Ken Chen served as the executive director of the Asian American Writers’ Workshop from 2008 to 2019. He is the recipient of the Yale Younger Poets Award, the oldest annual literary award in America, for his book Juvenilia, which was selected by the poet Louise Glück. An NEA, NYFA and Bread Loaf fellow, Chen co-founded the cultural website Arts & Letters Daily and CultureStrike, a national arts organization dedicated to migrant justice. A graduate of Yale Law School, he successfully defended the asylum application of an undocumented Muslim high school student from Guinea detained by Homeland Security. He will be working on his next manuscript — “Death Star,” which explores colonialism as the underworld and death as migration — at the Cullman Center of the New York Public Library in 2019.

Sally Wen Mao is the author of Oculus (Graywolf Press, 2019). Oculus has been featured or reviewed by Nylon, The Washington Post, Lit Hub, NPR, Vulture, O Magazine, The Millions, The Rumpus, Electric Literature, Poets & Writers, and The New Yorker, among others. Her first book, Mad Honey Symposium (Alice James Books, 2014), was the winner of the 2012 Kinereth Gensler Award and a Poets & Writers Top Ten Debut of 2014. She holds an MFA from Cornell University has taught at Cornell, Hunter College and widely elsewhere. She was a 2016-17 Cullman Center Fellow at the New York Public Library and the 2017-18 Jenny McKean Moore Writer-in-Washington at The George Washington University.

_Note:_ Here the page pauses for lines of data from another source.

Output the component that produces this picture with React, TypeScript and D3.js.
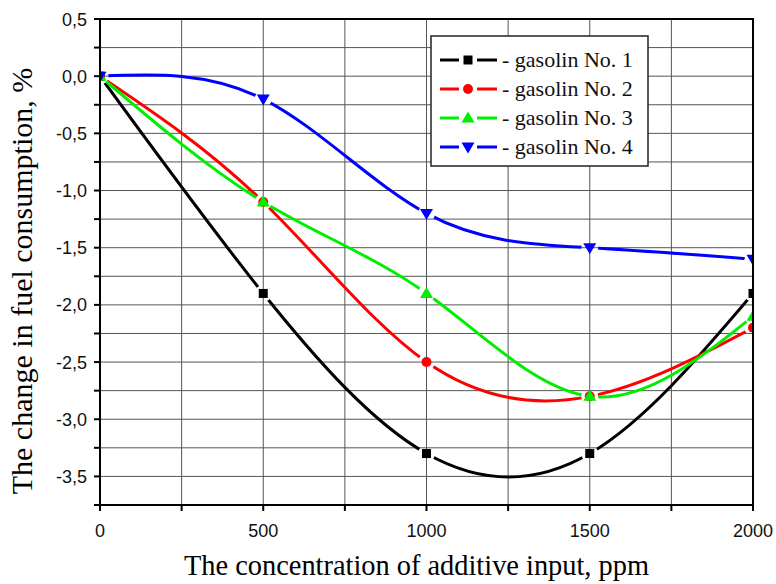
import React from "react";
import * as d3 from "d3";

const concentrations = [0, 500, 1000, 1500, 2000];
const gasolin1 = [0, -1.9, -3.3, -3.3, -1.9];
const gasolin2 = [0, -1.1, -2.5, -2.8, -2.2];
const gasolin3 = [0, -1.1, -1.9, -2.8, -2.1];
const gasolin4 = [0, -0.2, -1.2, -1.5, -1.6];
const seriesNames = ["- gasolin No. 1", "- gasolin No. 2", "- gasolin No. 3", "- gasolin No. 4"];
const seriesColors = ["#000000", "#ff0000", "#00ee00", "#0000ff"];
const seriesMarkers = ["square", "circle", "triUp", "triDown"];
const yLabelTicks = [0.5, 0, -0.5, -1.0, -1.5, -2.0, -2.5, -3.0, -3.5];
const xLabelTicks = [0, 500, 1000, 1500, 2000];

const W = 776, H = 584;
const L = 100, R = 753, T = 19, B = 505;

function markerPath(kind: string): string {
  switch (kind) {
    case "square": return "M-4.5,-4.5H4.5V4.5H-4.5Z";
    case "circle": return d3.symbol().type(d3.symbolCircle).size(Math.PI * 25)() as string;
    case "triUp": return "M0,-6.5L6.5,4.5L-6.5,4.5Z";
    case "triDown": return "M0,6.5L6.5,-4.5L-6.5,-4.5Z";
  }
  return "";
}

export default function App() {
  const x = d3.scaleLinear().domain([0, 2000]).range([L, R]);
  const y = d3.scaleLinear().domain([-3.75, 0.5]).range([B, T]);
  const allSeries = [gasolin1, gasolin2, gasolin3, gasolin4];
  const line = d3.line<[number, number]>()
    .x(d => x(d[0]))
    .y(d => y(d[1]))
    .curve(d3.curveNatural);
  const fmt = (v: number) => d3.format(".1f")(v).replace("−", "-").replace(".", ",");
  const xGrid = d3.range(250, 2000, 250);
  const yGrid = d3.range(-3.5, 0.5, 0.25);
  const yTicks = d3.range(-3.75, 0.51, 0.25);
  const xTicks = d3.range(0, 2001, 250);
  const serif = "'Liberation Serif', 'Times New Roman', serif";
  const sans = "'Liberation Sans', Arial, sans-serif";

  const legX = 431, legY = 36, legW = 217, legH = 130;
  const rowY = [60, 89, 118, 147];

  return (
    <svg width={W} height={H} style={{ position: "absolute", left: 0, top: 0, background: "#fff" }}>
      <defs>
        <clipPath id="plotClip">
          <rect x={L} y={T} width={R - L} height={B - T} />
        </clipPath>
        {allSeries.map((s, i) => (
          <mask id={`gap${i}`} key={i} maskUnits="userSpaceOnUse" x={0} y={0} width={W} height={H}>
            <rect x={0} y={0} width={W} height={H} fill="#fff" />
            {s.map((v, j) => (
              <circle key={j} cx={x(concentrations[j])} cy={y(v)} r={8.5} fill="#000" />
            ))}
          </mask>
        ))}
      </defs>
      <rect x={0} y={0} width={W} height={H} fill="#fff" />
      {/* grid */}
      {xGrid.map(v => (
        <line key={"gx" + v} x1={x(v)} x2={x(v)} y1={T} y2={B} stroke="#555" strokeWidth={1} />
      ))}
      {yGrid.map(v => (
        <line key={"gy" + v} x1={L} x2={R} y1={y(v)} y2={y(v)} stroke="#555" strokeWidth={1} />
      ))}
      {/* ticks */}
      {yTicks.map(v => (
        <line key={"ty" + v} x1={L - 6} x2={L} y1={y(v)} y2={y(v)} stroke="#000" strokeWidth={2} />
      ))}
      {xTicks.map(v => (
        <line key={"tx" + v} x1={x(v)} x2={x(v)} y1={B} y2={B + 6} stroke="#000" strokeWidth={2} />
      ))}
      {/* series */}
      <g clipPath="url(#plotClip)">
        {allSeries.map((s, i) => (
          <path key={"l" + i}
            d={line(s.map((v, j) => [concentrations[j], v] as [number, number])) as string}
            fill="none" stroke={seriesColors[i]} strokeWidth={3} mask={`url(#gap${i})`} />
        ))}
        {allSeries.map((s, i) => (
          <g key={"m" + i}>
            {s.map((v, j) => (
              <path key={j} d={markerPath(seriesMarkers[i])}
                transform={`translate(${x(concentrations[j])},${y(v)})`} fill={seriesColors[i]} />
            ))}
          </g>
        ))}
      </g>
      {/* frame */}
      <rect x={L} y={T} width={R - L} height={B - T} fill="none" stroke="#000" strokeWidth={2} />
      {/* tick labels */}
      {yLabelTicks.map(v => (
        <text key={"ly" + v} x={L - 13} y={y(v) + 6.5} textAnchor="end" fontFamily={sans} fontSize={18} fill="#111">
          {fmt(v)}
        </text>
      ))}
      {xLabelTicks.map(v => (
        <text key={"lx" + v} x={x(v)} y={537} textAnchor="middle" fontFamily={sans} fontSize={18} fill="#111">
          {v}
        </text>
      ))}
      {/* axis titles */}
      <text x={416.5} y={575} textAnchor="middle" fontFamily={serif} fontSize={30} fill="#000"
        textLength={465} lengthAdjust="spacingAndGlyphs">
        The concentration of additive input, ppm
      </text>
      <text transform="translate(32,281) rotate(-90)" textAnchor="middle" fontFamily={serif} fontSize={30} fill="#000">
        The change in fuel consumption, %
      </text>
      {/* legend */}
      <rect x={legX} y={legY} width={legW} height={legH} fill="#fff" stroke="#222" strokeWidth={1.5} />
      {seriesNames.map((name, i) => (
        <g key={"leg" + i}>
          <line x1={440} x2={459} y1={rowY[i]} y2={rowY[i]} stroke={seriesColors[i]} strokeWidth={3} />
          <line x1={477} x2={497} y1={rowY[i]} y2={rowY[i]} stroke={seriesColors[i]} strokeWidth={3} />
          <path d={markerPath(seriesMarkers[i])} transform={`translate(468,${rowY[i]})`} fill={seriesColors[i]} />
          <text x={502} y={rowY[i] + 7} fontFamily={serif} fontSize={22} fill="#111">{name}</text>
        </g>
      ))}
    </svg>
  );
}
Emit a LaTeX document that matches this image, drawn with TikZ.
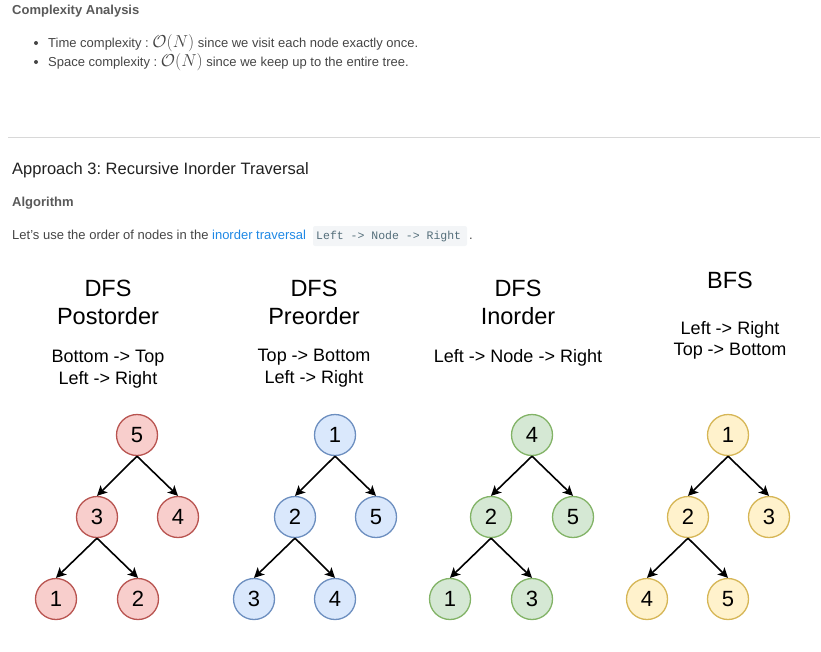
\documentclass[tikz,border=0pt]{standalone}
\usepackage{fontspec}
\setmainfont{Liberation Sans}
\setmonofont{Liberation Mono}
\usetikzlibrary{arrows.meta}
\frenchspacing
\definecolor{headgrey}{HTML}{595959}
\definecolor{bodytext}{HTML}{454545}
\definecolor{titletext}{HTML}{212121}
\definecolor{linkblue}{HTML}{1E88E5}
\definecolor{codebg}{HTML}{F3F5F7}
\definecolor{codetext}{HTML}{546E7A}
\definecolor{rulegrey}{HTML}{D8D8D8}
\definecolor{redfill}{HTML}{F8CECC}\definecolor{redline}{HTML}{B85450}
\definecolor{bluefill}{HTML}{DAE8FC}\definecolor{blueline}{HTML}{6C8EBF}
\definecolor{greenfill}{HTML}{D5E8D4}\definecolor{greenline}{HTML}{82B366}
\definecolor{yelfill}{HTML}{FFF2CC}\definecolor{yelline}{HTML}{D6B656}
\newcommand{\bigO}{{\fontsize{16.5}{18}\selectfont$\mathcal{O}(N)$}}
\tikzset{
  txt/.style={anchor=base west, inner sep=0pt, text=bodytext, font=\fontsize{13}{15}\selectfont},
  head/.style={anchor=base west, inner sep=0pt, text=headgrey, font=\bfseries\fontsize{13}{15}\selectfont},
  ttl/.style={anchor=base, inner sep=0pt, font=\fontsize{23.5}{28}\selectfont},
  sub/.style={anchor=base, inner sep=0pt, font=\fontsize{18}{21}\selectfont},
  tnode/.style={circle, minimum size=41pt, inner sep=0pt, line width=1.3pt, font=\fontsize{22}{26}\selectfont},
  rednode/.style={tnode, draw=redline, fill=redfill},
  bluenode/.style={tnode, draw=blueline, fill=bluefill},
  greennode/.style={tnode, draw=greenline, fill=greenfill},
  yelnode/.style={tnode, draw=yelline, fill=yelfill},
  edge/.style={line width=1.6pt, -{Stealth[length=10pt,width=10pt,inset=2.5pt]}},
}
\begin{document}
\begin{tikzpicture}[x=1pt,y=-1pt]
\useasboundingbox (0,0) rectangle (821,651);
% header text
\node[head] (h1) at (12,14) {Complexity Analysis};
\fill[bodytext] (36,43) circle (2pt);
\fill[bodytext] (36,62) circle (2pt);
\node[txt] (b1) at (48,47.5) {Time complexity : \bigO{} since we visit each node exactly once.};
\node[txt] (b2) at (48,66.5) {Space complexity : \bigO{} since we keep up to the entire tree.};
\draw[rulegrey, line width=1pt] (8,137) -- (820,137);
\node[anchor=base west, inner sep=0pt, text=titletext, font=\fontsize{16.5}{20}\selectfont] (ap) at (12,174) {Approach 3: Recursive Inorder Traversal};
\node[head] (alg) at (12,206.5) {Algorithm};
\node[txt] (let) at (12,239.5) {Let's use the order of nodes in the \textcolor{linkblue}{inorder traversal}};
\fill[codebg, rounded corners=2pt] (313,226) rectangle (467,246);
\node[anchor=base west, inner sep=0pt, text=codetext, font=\ttfamily\fontsize{11.5}{14}\selectfont] (code) at (316,239.5) {Left -> Node -> Right};
\node[txt] (dot) at (469,239.5) {.};
% column titles
\node[ttl] (t1a) at (108,296.5) {DFS};
\node[ttl] (t1b) at (108,324.5) {Postorder};
\node[sub] (s1a) at (108,362.5) {Bottom -> Top};
\node[sub] (s1b) at (108,384) {Left -> Right};
\node[ttl] (t2a) at (314,296.5) {DFS};
\node[ttl] (t2b) at (314,324.5) {Preorder};
\node[sub] (s2a) at (314,361.5) {Top -> Bottom};
\node[sub] (s2b) at (314,383) {Left -> Right};
\node[ttl] (t3a) at (518,296.5) {DFS};
\node[ttl] (t3b) at (518,324.5) {Inorder};
\node[sub] (s3a) at (518,362.5) {Left -> Node -> Right};
\node[ttl] (t4a) at (730,288.5) {BFS};
\node[sub] (s4a) at (730,334) {Left -> Right};
\node[sub] (s4b) at (730,355) {Top -> Bottom};
% tree 1
\node[rednode] (r5) at (137,435) {5};
\node[rednode] (r3) at (97,517) {3};
\node[rednode] (r4) at (178,517) {4};
\node[rednode] (r1) at (56,599) {1};
\node[rednode] (r2) at (138,599) {2};
\draw[edge] (r5.south) -- (r3.north);
\draw[edge] (r5.south) -- (r4.north);
\draw[edge] (r3.south) -- (r1.north);
\draw[edge] (r3.south) -- (r2.north);
% tree 2
\node[bluenode] (b1n) at (335,435) {1};
\node[bluenode] (b2n) at (295,517) {2};
\node[bluenode] (b5n) at (376,517) {5};
\node[bluenode] (b3n) at (254,599) {3};
\node[bluenode] (b4n) at (335,599) {4};
\draw[edge] (b1n.south) -- (b2n.north);
\draw[edge] (b1n.south) -- (b5n.north);
\draw[edge] (b2n.south) -- (b3n.north);
\draw[edge] (b2n.south) -- (b4n.north);
% tree 3
\node[greennode] (g4) at (532,435) {4};
\node[greennode] (g2) at (491,517) {2};
\node[greennode] (g5) at (573,517) {5};
\node[greennode] (g1) at (450,599) {1};
\node[greennode] (g3) at (532,599) {3};
\draw[edge] (g4.south) -- (g2.north);
\draw[edge] (g4.south) -- (g5.north);
\draw[edge] (g2.south) -- (g1.north);
\draw[edge] (g2.south) -- (g3.north);
% tree 4
\node[yelnode] (y1) at (728,435) {1};
\node[yelnode] (y2) at (688,517) {2};
\node[yelnode] (y3) at (769,517) {3};
\node[yelnode] (y4) at (647,599) {4};
\node[yelnode] (y5) at (728,599) {5};
\draw[edge] (y1.south) -- (y2.north);
\draw[edge] (y1.south) -- (y3.north);
\draw[edge] (y2.south) -- (y4.north);
\draw[edge] (y2.south) -- (y5.north);
\end{tikzpicture}
\end{document}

In 2019-20, in cooperation with the Program in Creative Writing, the Lewis Center for the Arts, and the Department of English, the Asian American Studies Lecture Series is dedicated to contemporary Asian American letters, to showcase the recent explosion of Asian American creative writers and to highlight the expansive geopolitical diversity of what constitutes Asian American letters today.